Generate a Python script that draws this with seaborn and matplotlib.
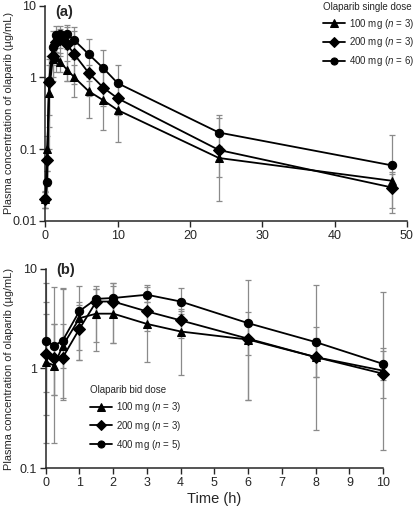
import matplotlib
matplotlib.use("Agg")
import numpy as np
import pandas as pd
import matplotlib.pyplot as plt
import seaborn as sns
from matplotlib.ticker import FixedLocator, NullLocator, FixedFormatter

sns.set_style("ticks")
plt.rcParams['font.family'] = ['Liberation Sans', 'DejaVu Sans']
plt.rcParams['mathtext.fontset'] = 'custom'
plt.rcParams['mathtext.it'] = 'Liberation Sans:italic'
plt.rcParams['mathtext.rm'] = 'Liberation Sans'

# ---- (a) single dose ----
time_a = [0, 0.25, 0.5, 1, 1.5, 2, 3, 4, 6, 8, 10, 24, 48]
a_100 = [0.02, 0.10, 0.6, 1.8, 1.9, 1.65, 1.28, 1.0, 0.64, 0.48, 0.35, 0.075, 0.036]
a_200 = [0.02, 0.07, 0.85, 2.0, 3.1, 3.4, 2.9, 2.1, 1.15, 0.72, 0.51, 0.097, 0.029]
a_400 = [0.02, 0.035, 0.9, 2.7, 3.9, 4.05, 4.05, 3.3, 2.1, 1.35, 0.83, 0.17, 0.059]
a_100_lo = [0.015, 0.05, 0.1, 0.9, 1.2, 1.2, 0.88, 0.53, 0.27, 0.186, 0.124, 0.041, 0.03]
a_100_hi = [0.025, 0.15, 1.5, 2.5, 2.6, 2.2, 1.7, 1.5, 1.0, 0.75, 0.5, 0.11, 0.045]
a_200_lo = [0.015, 0.03, 0.2, 1.0, 1.9, 2.0, 0.88, 0.8, 0.55, 0.4, 0.3, 0.0187, 0.0128]
a_200_hi = [0.025, 0.1, 1.8, 3.0, 4.5, 4.7, 5.1, 4.5, 1.5, 1.2, 0.9, 0.268, 0.048]
a_400_lo = [0.015, 0.02, 0.3, 1.5, 2.3, 2.6, 2.5, 1.8, 0.9, 0.75, 0.5, 0.07, 0.015]
a_400_hi = [0.026, 0.05, 2.0, 4.5, 5.3, 5.3, 5.4, 5.1, 3.4, 2.4, 1.5, 0.295, 0.158]

# ---- (b) bid dose ----
time_b = [0, 0.25, 0.5, 1, 1.5, 2, 3, 4, 6, 8, 10]
b_100 = [1.16, 1.07, 1.68, 3.2, 3.55, 3.55, 2.8, 2.35, 1.95, 1.30, 0.95]
b_200 = [1.4, 1.28, 1.28, 2.5, 4.7, 4.7, 3.74, 3.04, 1.99, 1.30, 0.885]
b_400 = [1.9, 1.69, 1.9, 3.77, 5.0, 5.1, 5.5, 4.7, 2.85, 1.84, 1.11]
b_100_lo = [0.58, 0.54, 0.48, 1.54, 1.84, 1.8, 1.16, 0.85, 0.48, 0.83, 0.5]
b_100_hi = [3.55, 2.8, 6.3, 4.3, 6.3, 6.8, 4.6, 3.8, 3.7, 2.6, 1.48]
b_200_lo = [0.18, 0.18, 0.5, 1.22, 1.49, 1.8, 2.4, 2.0, 0.48, 0.24, 0.153]
b_200_hi = [4.7, 6.6, 6.4, 4.6, 6.8, 7.2, 6.6, 4.0, 3.0, 2.0, 1.6]
b_400_lo = [0.34, 0.54, 1.0, 1.22, 3.2, 3.4, 4.6, 3.5, 1.35, 0.83, 0.76]
b_400_hi = [7.2, 2.8, 2.8, 6.7, 6.3, 7.2, 6.9, 6.45, 7.8, 6.9, 5.8]

doses_a = ["100 mg ($n$ = 3)", "200 mg ($n$ = 3)", "400 mg ($n$ = 6)"]
doses_b = ["100 mg ($n$ = 3)", "200 mg ($n$ = 3)", "400 mg ($n$ = 5)"]
markers = ["^", "D", "o"]


def make_df(times, series, labels):
    frames = []
    for vals, lab in zip(series, labels):
        frames.append(pd.DataFrame({"time": times, "conc": vals, "dose": lab}))
    return pd.concat(frames, ignore_index=True)


def draw_panel(ax, times, series, lows, highs, labels):
    df = make_df(times, series, labels)
    for vals, lo, hi in zip(series, lows, highs):
        v = np.array(vals)
        yerr = [v - np.array(lo), np.array(hi) - v]
        ax.errorbar(times, v, yerr=yerr, fmt="none", ecolor="#8a8a8a",
                    elinewidth=0.9, capsize=2.5, capthick=0.9, zorder=1,
                    clip_on=False)
    sns.lineplot(data=df, x="time", y="conc", hue="dose", style="dose",
                 markers=dict(zip(labels, markers)), dashes=False,
                 palette=["black"] * 3, markersize=6, markeredgecolor="black",
                 linewidth=1.3, ax=ax, zorder=3, legend=True)
    for line in ax.get_lines():
        line.set_clip_on(False)
    ax.set_yscale("log")
    sns.despine(ax=ax)
    ax.tick_params(axis="both", labelsize=9, length=4, width=1, direction="out",
                   pad=2.5)
    for s in ["left", "bottom"]:
        ax.spines[s].set_linewidth(1.1)
    ax.yaxis.set_minor_locator(NullLocator())
    ax.set_ylabel("Plasma concentration of olaparib (µg/mL)", fontsize=7.9)
    ax.set_xlabel("")


fig = plt.figure(figsize=(4.13, 5.08), dpi=100)
ax1 = fig.add_axes([0.110, 0.5656, 0.875, 0.423])
ax2 = fig.add_axes([0.1107, 0.0787, 0.817, 0.392])

# (a)
draw_panel(ax1, time_a, [a_100, a_200, a_400], [a_100_lo, a_200_lo, a_400_lo],
           [a_100_hi, a_200_hi, a_400_hi], doses_a)
ax1.set_xlim(0, 50)
ax1.set_ylim(0.01, 10)
ax1.set_xticks([0, 10, 20, 30, 40, 50])
ax1.yaxis.set_major_locator(FixedLocator([0.01, 0.1, 1, 10]))
ax1.yaxis.set_major_formatter(FixedFormatter(["0.01", "0.1", "1", "10"]))
ax1.yaxis.set_label_coords(-0.088, 0.5)
ax1.text(0.027, 1.005, "(a)", transform=ax1.transAxes, fontsize=10.5,
         fontweight="bold", va="top")
leg = ax1.legend(title="Olaparib single dose", loc="upper right",
                 bbox_to_anchor=(1.045, 1.06), frameon=False, fontsize=7,
                 title_fontsize=7, handlelength=2.3, labelspacing=0.5,
                 handletextpad=0.4, markerscale=0.85)
leg._legend_box.align = "left"

# (b)
draw_panel(ax2, time_b, [b_100, b_200, b_400], [b_100_lo, b_200_lo, b_400_lo],
           [b_100_hi, b_200_hi, b_400_hi], doses_b)
ax2.set_xlim(0, 10)
ax2.set_ylim(0.1, 10)
ax2.set_xticks(range(0, 11))
ax2.yaxis.set_major_locator(FixedLocator([0.1, 1, 10]))
ax2.yaxis.set_major_formatter(FixedFormatter(["0.1", "1", "10"]))
ax2.yaxis.set_label_coords(-0.094, 0.5)
ax2.set_xlabel("Time (h)", fontsize=10.5, labelpad=2)
ax2.text(0.03, 1.03, "(b)", transform=ax2.transAxes, fontsize=10.5,
         fontweight="bold", va="top")
leg2 = ax2.legend(title="Olaparib bid dose", loc="upper left",
                  bbox_to_anchor=(0.105, 0.46), frameon=False, fontsize=7,
                  title_fontsize=7, handlelength=2.3, labelspacing=0.5,
                  handletextpad=0.4, markerscale=0.85)
leg2._legend_box.align = "left"

fig.savefig("out.png", dpi=100)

> [GOAL]: Pictures stay out. Repeat only the lines from the beginning of the data through the line that has "1.5, 0.295, 0.158]".

> [PROBLEM SOLUTION]:
Generate a Python script that draws this with seaborn and matplotlib.
import matplotlib
matplotlib.use("Agg")
import numpy as np
import pandas as pd
import matplotlib.pyplot as plt
import seaborn as sns
from matplotlib.ticker import FixedLocator, NullLocator, FixedFormatter

sns.set_style("ticks")
plt.rcParams['font.family'] = ['Liberation Sans', 'DejaVu Sans']
plt.rcParams['mathtext.fontset'] = 'custom'
plt.rcParams['mathtext.it'] = 'Liberation Sans:italic'
plt.rcParams['mathtext.rm'] = 'Liberation Sans'

# ---- (a) single dose ----
time_a = [0, 0.25, 0.5, 1, 1.5, 2, 3, 4, 6, 8, 10, 24, 48]
a_100 = [0.02, 0.10, 0.6, 1.8, 1.9, 1.65, 1.28, 1.0, 0.64, 0.48, 0.35, 0.075, 0.036]
a_200 = [0.02, 0.07, 0.85, 2.0, 3.1, 3.4, 2.9, 2.1, 1.15, 0.72, 0.51, 0.097, 0.029]
a_400 = [0.02, 0.035, 0.9, 2.7, 3.9, 4.05, 4.05, 3.3, 2.1, 1.35, 0.83, 0.17, 0.059]
a_100_lo = [0.015, 0.05, 0.1, 0.9, 1.2, 1.2, 0.88, 0.53, 0.27, 0.186, 0.124, 0.041, 0.03]
a_100_hi = [0.025, 0.15, 1.5, 2.5, 2.6, 2.2, 1.7, 1.5, 1.0, 0.75, 0.5, 0.11, 0.045]
a_200_lo = [0.015, 0.03, 0.2, 1.0, 1.9, 2.0, 0.88, 0.8, 0.55, 0.4, 0.3, 0.0187, 0.0128]
a_200_hi = [0.025, 0.1, 1.8, 3.0, 4.5, 4.7, 5.1, 4.5, 1.5, 1.2, 0.9, 0.268, 0.048]
a_400_lo = [0.015, 0.02, 0.3, 1.5, 2.3, 2.6, 2.5, 1.8, 0.9, 0.75, 0.5, 0.07, 0.015]
a_400_hi = [0.026, 0.05, 2.0, 4.5, 5.3, 5.3, 5.4, 5.1, 3.4, 2.4, 1.5, 0.295, 0.158]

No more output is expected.